Mutually Exclusive Events
Two events, $A$ and $B$ are mutually exclusive if $P(A\cap B) = 0$
On a Venn diagram, this would be represented by two non-intersecting circles:

On a standard Venn diagram showing non-mutually events $A$ and $B$ as overlapping circles, we can represent each region via mutually exclusive events

From this diagram, the following identities can be established. $$P(A) = P(A\cap B^c) + P(A\cap B) $$ $$P(B) = (A^c\cap B) + P(A\cap B) $$ $$P(A\cup B) = P(A\cap B^c) + P(A\cap B) + (A^c\cap B)$$ $$ 1 = P(A\cup B) + P(A^c \cap B^c)$$
Independent Events
Two events, $A$ and $B$ are independent if $$P(A\cap B) = P(A)\times P(B)$$
This can also be expressed in terms of conditional probability as $$ P(A|B) = P(A) $$ this follows since $$ P(A|B) = \frac{P\cap B}{P(B)} $$ hence if A and B are independent, then $P(A\cap B) = P(A) \times P(B)$, so $$ P(A|B) = \frac{P\cap B}{P(B)} = \frac{P(A)\times P(B)}{P(B)}= P(A) $$Probability 1
A fair dice is rolled; Determine if the following events are mutually exclusive, independent or neither.

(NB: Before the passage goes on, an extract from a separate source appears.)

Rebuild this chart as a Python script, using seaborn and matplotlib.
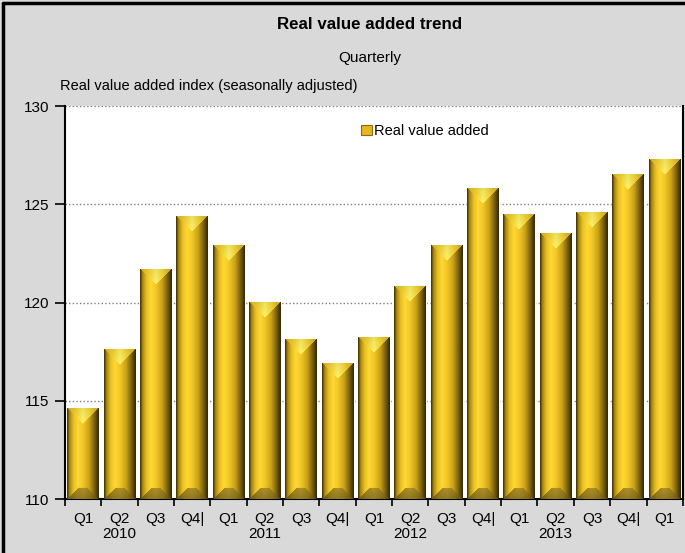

- A = "Roll a prime number"
- B = "Roll an even number"
- C = "Roll an odd number"
- D = "Roll a 1 or a 2"
solution - press button to display
The following table represents shows whether pairs of distinct events are mutually exclusive (E), independent (I) or neither (N)
A | B | C | D | |
A | --- | N | N | I |
B | N | --- | E | I |
C | N | E | --- | I |
D | I | I | I | --- |